Since Frodo’s main purpose is to carry the ring and destroy it, it would make sense that this is his most important task. Frodo did not have as many “breakout” moments as the other hobbits in the movie. On the contrary, he slowly just became more and more corrupted by the ring and eventually tried to take the ring for himself while standing at the edge of the fires of Mt. Doom. However, against all odds and with the help of a few friends, Frodo was able to get the ring to Mordor and get the ring destroyed, ending the battle against Sauron and his forces – solidifying the victory for Man. Frodo was never suppose to make it to Mordor alive, much less actually destroy the ring, but he did it. And that’s the most important thing that could have been done.

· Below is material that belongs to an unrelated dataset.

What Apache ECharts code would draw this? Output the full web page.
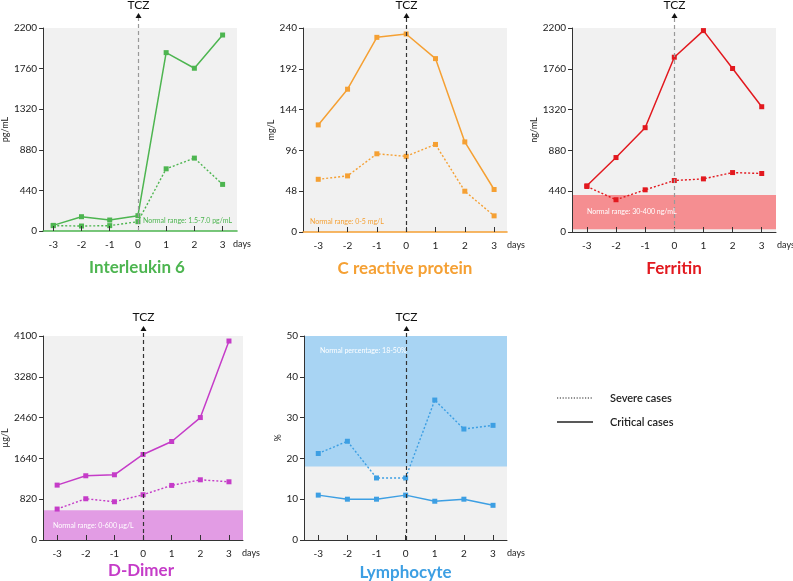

When the Men of Gondor bow to the four hobbits at the end of the Return of the King, it is very much deserved. Their actions throughout the story single-handedly turned the tides of battle back into their favor and eventually ended the war. Had they not been successful with their respective tasks, Middle Earth would have surely been taken over by Sauron and his evil forces. Of course, many other characters had influence on the outcome of Middle Earth, but it is most certainly true that the smallest persons had the largest impact.